I cried a little when I got home Friday night, not because I was traumatized or in pain, but because I was grieving the state of our society. It was not the first time I had cried such tears, and it won't be the last. I have wept for victims of police violence many times over the years. I have wept for our Palestinian siblings being massacred in Gaza. And now, I weep for our migrant neighbors who have been seized by ICE, and for the conditions that make this violence possible. Almost 550 people across Chicagoland have been arrested by ICE during Operation Midway Blitz. It is a campaign of terror focused on a city that our president feels profound contempt for. He hates our city's progressive politics, our Black mayor, and our sanctuary policies, which have led his thugs to stage many of their attacks in surrounding areas. He hates our organizers, who have taught many Chicago residents how to evade his agents. In fact, Trump has resented Chicago since our protests rendered him unable to hold a rally here in May of 2016. I am proud of everything that makes that man hate us.

While Trump's foot soldiers wage a campaign of fear in our streets, Chicagoans are continuing to organize. Our rapid response teams are being run ragged, but they continue to mobilize, and political education efforts that welcome people to the fight are ongoing. Every week, I hear about resource-mapping efforts, workshops, and community-building events. Not everyone can attend a dangerous protest, but there is a role for everyone in this moment and in this movement.

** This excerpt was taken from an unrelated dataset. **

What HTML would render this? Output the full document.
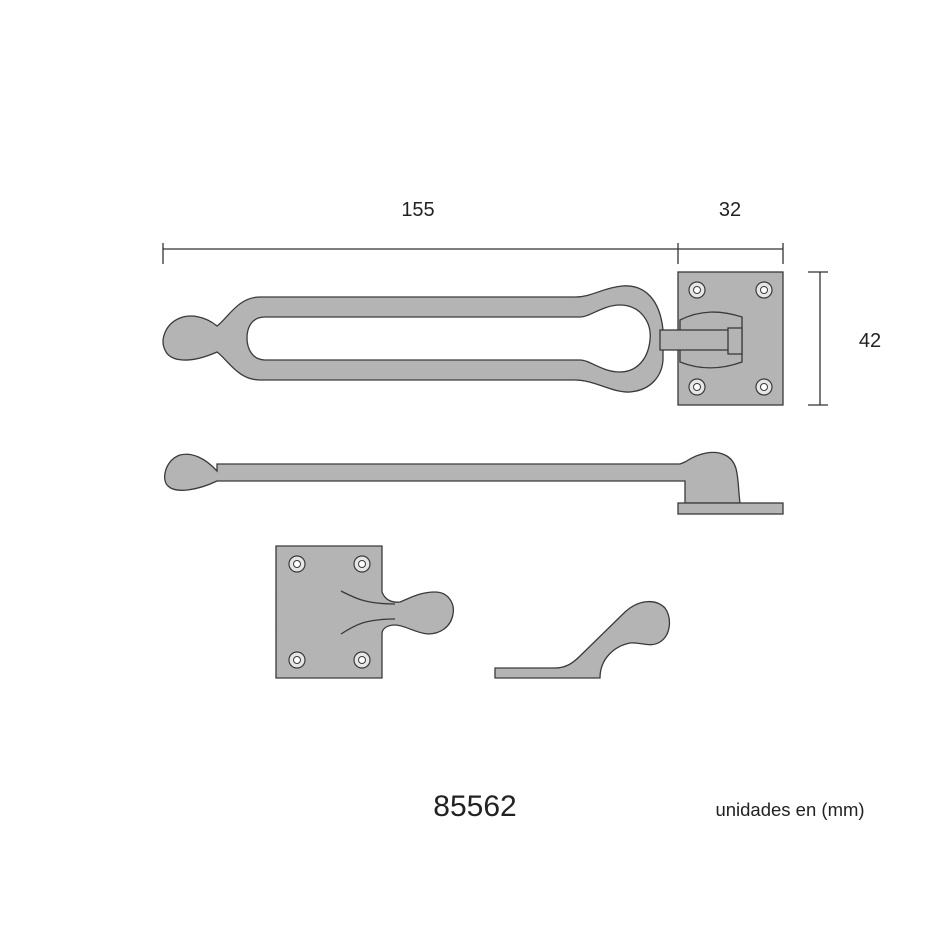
<!DOCTYPE html>
<html><head><style>body{margin:0;background:#fff}svg{display:block}text{font-family:"Liberation Sans",sans-serif;fill:#222}</style></head>
<body>
<svg width="950" height="950" viewBox="0 0 950 950" xmlns="http://www.w3.org/2000/svg">
<g stroke="#333" stroke-width="1.3" fill="none">
<line x1="163" y1="249" x2="783" y2="249"/>
<line x1="163" y1="243" x2="163" y2="264"/>
<line x1="678" y1="243" x2="678" y2="264"/>
<line x1="783" y1="243" x2="783" y2="264"/>
<line x1="820" y1="272" x2="820" y2="405"/>
<line x1="808" y1="272" x2="828" y2="272"/>
<line x1="808" y1="405" x2="828" y2="405"/>
</g>
<text x="418" y="216" font-size="20" text-anchor="middle">155</text>
<text x="730" y="216" font-size="20" text-anchor="middle">32</text>
<text x="870" y="347" font-size="20" text-anchor="middle">42</text>
<g fill="#b4b4b4" stroke="#3a3a3a" stroke-width="1.3">
<rect x="678" y="272" width="105" height="133"/>
<path fill-rule="evenodd" d="M217 326 C205 316 190 314 180 318 C165 324 160 340 165 350 C170 362 190 364 217 352 C228 360 238 380 260 380 L575 380 C595 380 612 393 630 392 C652 390 662 375 663 360 L663 330 C660 300 645 284 622 286 C602 288 592 297 575 297 L260 297 C238 297 228 318 217 326 Z
M265 317 L580 317 C590 317 603 305 620 305 C640 305 652 322 650 340 C648 360 636 372 620 372 C602 372 590 360 580 360 L265 360 C252 360 247 348 247 338 C247 327 252 317 265 317 Z"/>
<path d="M680 320 C700 310 720 310 742 317 L742 362 C720 370 700 370 680 362 Z"/>
<rect x="660" y="330" width="76" height="20"/>
<rect x="728" y="328" width="14" height="26"/>
<path d="M217 471 C205 458 192 452 180 455 C165 460 161 480 168 486 C176 494 198 490 217 481 L685 481 L685 503 L740 503 C737 480 740 462 725 455 C715 450 700 452 685 462 L680 464 L217 464 Z"/>
<rect x="678" y="503" width="105" height="11"/>
<path d="M276 546 L382 546 L382 592 C385 600 392 603 400 602 C410 598 420 592 435 592 C448 592 455 603 453 614 C451 627 440 634 428 634 C415 633 405 625 395 625 C388 625 382 628 382 634 L382 678 L276 678 Z"/>
<path d="M341 591 C355 598 365 604 395 604 M341 634 C355 625 365 619 395 619" fill="none"/>
<path d="M495 668 L555 668 C565 668 572 664 580 656 L625 612 C638 600 655 598 665 608 C672 618 671 635 660 642 C650 648 642 642 630 643 C615 646 600 658 600 678 L495 678 Z"/>
</g>
<g fill="#e6e6e6" stroke="#3a3a3a" stroke-width="1.2">
<circle cx="697" cy="290" r="8"/><circle cx="764" cy="290" r="8"/><circle cx="697" cy="387" r="8"/><circle cx="764" cy="387" r="8"/>
<circle cx="297" cy="564" r="8"/><circle cx="362" cy="564" r="8"/><circle cx="297" cy="660" r="8"/><circle cx="362" cy="660" r="8"/>
</g>
<g fill="#fff" stroke="#3a3a3a" stroke-width="1">
<circle cx="697" cy="290" r="3.5"/><circle cx="764" cy="290" r="3.5"/><circle cx="697" cy="387" r="3.5"/><circle cx="764" cy="387" r="3.5"/>
<circle cx="297" cy="564" r="3.5"/><circle cx="362" cy="564" r="3.5"/><circle cx="297" cy="660" r="3.5"/><circle cx="362" cy="660" r="3.5"/>
</g>
<text x="475" y="816" font-size="30" text-anchor="middle">85562</text>
<text x="790" y="816" font-size="18.5" text-anchor="middle">unidades en (mm)</text>
</svg>
</body></html>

A sign reads "ICE = Gestapo"
(Photo: Kelly Hayes)

These days, my work typically falls in the realm of political education. My disabled body can't do all of the things it used to do, and long marches have been out of the question lately. If I had known how ugly Friday night was going to get, I might have had second thoughts about attending, but I am so glad I was there. I wasn't fully prepared for the danger we faced or for what I saw that night, but I know that I am better for having been there—and that it mattered that we were there. The camaraderie, tenderness, and refusal of those protesters, who shamed the agents invading our city and cared for each other in the wake of fascist violence, reminded me that we have the power to embody our values, come what may. We can find our courage in each other and refuse to abandon one another. We can fiercely declare that our love and empathy will not be destroyed. When we join together, in opposition to death-making forces, we can become a living, breathing call to action. I hope you all hear and feel that call, because there's a long fight ahead.